On The Need For A Vision For A Sustainable World
June 25, 2012 § 3 Comments
The Rio+20 conference last week was framed under the banner of ‘A Future We Want’. The organisers had obviously been reading their sustainability communication thought leadership. For anyone taking an interest in how to promote sustainability over the last five years we’ve learned that dire scientific warnings are not enough, that we need a new vocabulary, that we need a vision of a positive future. The one phrase rolled out time and again to illustrate this learning is –
‘Martin Luther King did not have a nightmare, he had a dream.’
And yet, despite many efforts, an enticing vision for a sustainable future is glaringly absent. What we find instead are images of windmills; windmills at dawn, windmills at sunset, windmills on a mountaintop. Always the windmills.
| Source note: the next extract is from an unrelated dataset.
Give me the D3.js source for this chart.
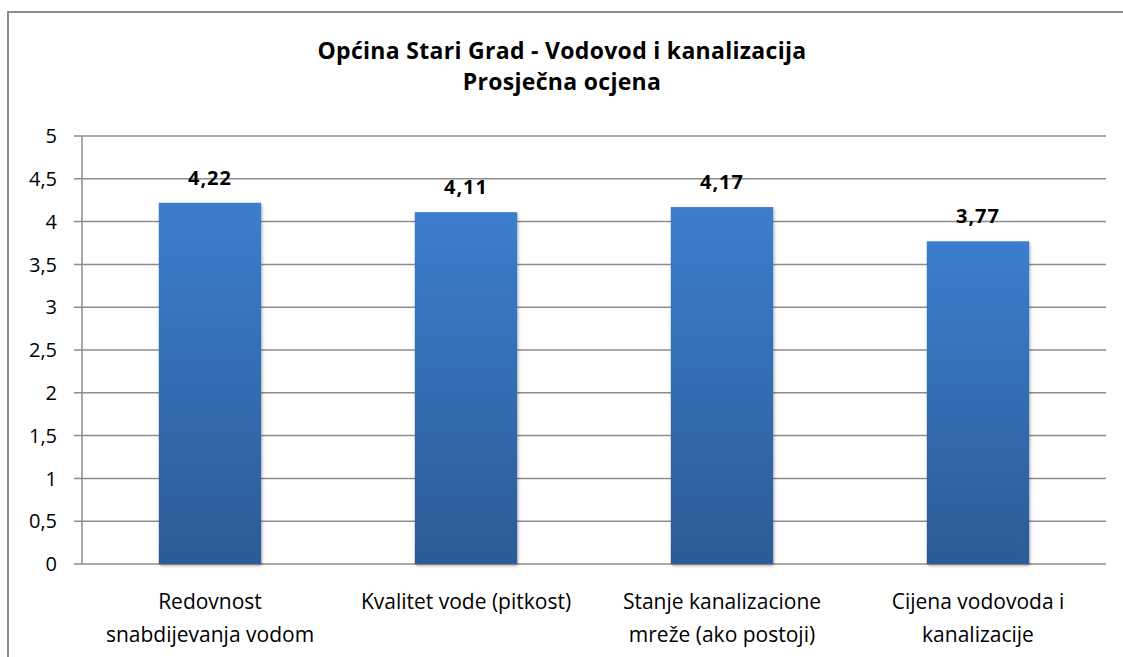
<!DOCTYPE html>
<html>
<head>
<meta charset="utf-8">
<script src="https://cdn.jsdelivr.net/npm/d3@7"></script>
<style>
  body { margin: 0; background: #fff; }
  text { font-family: "Open Sans", Lato, sans-serif; fill: #000; }
</style>
</head>
<body>
<div id="chart"></div>
<script>
var categories = [
    ["Redovnost", "snabdijevanja vodom"],
    ["Kvalitet vode (pitkost)"],
    ["Stanje kanalizacione", "mreže (ako postoji)"],
    ["Cijena vodovoda i", "kanalizacije"]
];
var values = [4.22, 4.11, 4.17, 3.77];
var yTicks = [0, 0.5, 1, 1.5, 2, 2.5, 3, 3.5, 4, 4.5, 5];
var titleLines = ["Općina Stari Grad - Vodovod i kanalizacija", "Prosječna ocjena"];

function drawChart() {
    var width = 1123,
        height = 657,
        plotLeft = 82,
        plotRight = 1106,
        plotTop = 136,
        plotBottom = 564;

    var fmt = function (v) { return String(v).replace(".", ","); };

    var svg = d3
        .select("#chart")
        .append("svg")
        .attr("width", width)
        .attr("height", height);

    var defs = svg.append("defs");
    var grad = defs.append("linearGradient")
        .attr("id", "barGrad")
        .attr("x1", 0).attr("y1", 0).attr("x2", 0).attr("y2", 1);
    grad.append("stop").attr("offset", "0%").attr("stop-color", "#3b7ecd");
    grad.append("stop").attr("offset", "100%").attr("stop-color", "#2c5b95");

    var shadow = defs.append("filter").attr("id", "shadow")
        .attr("x", "-10%").attr("y", "-10%").attr("width", "130%").attr("height", "130%");
    shadow.append("feDropShadow")
        .attr("dx", 1).attr("dy", 2).attr("stdDeviation", 1.5)
        .attr("flood-color", "#000").attr("flood-opacity", 0.3);

    // outer frame
    svg.append("path")
        .attr("d", "M8," + (height + 5) + " V12 H" + (width + 5))
        .attr("fill", "none")
        .attr("stroke", "#8c8c8c")
        .attr("stroke-width", 2);

    // title
    svg.append("text")
        .attr("text-anchor", "middle")
        .style("font-size", "23px")
        .style("font-weight", "bold")
        .style("letter-spacing", "0.3px")
        .selectAll("tspan")
        .data(titleLines)
        .enter()
        .append("tspan")
        .attr("x", 562)
        .attr("y", function (d, i) { return 59 + i * 31; })
        .text(function (d) { return d; });

    var x = d3.scaleBand()
        .domain(d3.range(categories.length))
        .range([plotLeft, plotRight])
        .paddingInner(0.6)
        .paddingOuter(0.3);

    var y = d3.scaleLinear()
        .domain([0, 5])
        .range([plotBottom, plotTop]);

    // gridlines
    svg.append("g")
        .selectAll("line")
        .data(yTicks)
        .enter()
        .append("line")
        .attr("x1", plotLeft - 8)
        .attr("x2", plotRight)
        .attr("y1", function (d) { return y(d); })
        .attr("y2", function (d) { return y(d); })
        .attr("stroke", "#8c8c8c")
        .attr("stroke-width", 1.5);

    // y axis line
    svg.append("line")
        .attr("x1", plotLeft).attr("x2", plotLeft)
        .attr("y1", plotTop).attr("y2", plotBottom)
        .attr("stroke", "#8c8c8c")
        .attr("stroke-width", 1.5);

    // y tick labels
    svg.append("g")
        .selectAll("text")
        .data(yTicks)
        .enter()
        .append("text")
        .attr("x", 57)
        .attr("y", function (d) { return y(d); })
        .attr("dy", "0.36em")
        .attr("text-anchor", "end")
        .style("font-size", "20px")
        .text(fmt);

    // bars
    svg.append("g")
        .selectAll("rect")
        .data(values)
        .enter()
        .append("rect")
        .attr("x", function (d, i) { return x(i); })
        .attr("y", function (d) { return y(d); })
        .attr("width", x.bandwidth())
        .attr("height", function (d) { return plotBottom - y(d); })
        .attr("fill", "url(#barGrad)")
        .attr("filter", "url(#shadow)");

    // value labels
    svg.append("g")
        .selectAll("text")
        .data(values)
        .enter()
        .append("text")
        .attr("x", function (d, i) { return x(i) + x.bandwidth() / 2; })
        .attr("y", function (d) { return y(d) - 18; })
        .attr("text-anchor", "middle")
        .style("font-size", "20px")
        .style("font-weight", "bold")
        .style("letter-spacing", "1px")
        .text(fmt);

    // category labels
    var cat = svg.append("g")
        .selectAll("text")
        .data(categories)
        .enter()
        .append("text")
        .attr("text-anchor", "middle")
        .style("font-size", "21px");

    cat.selectAll("tspan")
        .data(function (d, i) {
            return d.map(function (t) { return { t: t, i: i }; });
        })
        .enter()
        .append("tspan")
        .attr("x", function (d) { return x(d.i) + x.bandwidth() / 2; })
        .attr("y", function (d, j) { return 609 + j * 33; })
        .text(function (d) { return d.t; });
}

drawChart();
</script>
</body>
</html>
We seem unable to go beyond the technology and infrastructure of a low-carbon future.
It is clear to me that we have misinterpreted what a vision is all about.
A powerful positive vision for the future is one where our values are put into practice, where our society has been recreated in the image of our best selves. MLK’s vision of little black boys and girls joining hands with little white boys and girls as sisters and brothers isn’t about education policy, or the practicalities of segregation – it is about equality, social justice and freedom. He paints pictures to bring these values to life.
“Now is the time to rise from the dark and desolate valley of segregation to the sunlit path of racial justice. Now is the time to lift our nation from the quicksands of racial injustice to the solid rock of brotherhood. Now is the time to make justice a reality for all of God’s children.”
“I have a dream that my four little children will one day live in a nation where they will not be judged by the colour of their skin but by the content of their character. I have a dream today!”
So when we try in vain to paint pictures of environmental flourishing by talking about clean energy and fuel-efficient cars, we are missing the central ingredient of any compelling vision – the values that give the image life. A sustainable future is built as much on everyday compassion and kindness as it is on a new food system. (In fact, I would argue we can’t create a local, seasonal food system without these very values.)
We cannot hope to call forth the commitment and courage needed by swathes of people to repurpose or replace our corrupt, short-termist and failing institutions unless we speak to the greater truths of fairness, freedom and our innate unity with nature. Let me put it this way – nobody is going to give his or her life for a carbon budget. But history is littered with examples for everyday women and men standing up, at great personal risk, for what is right.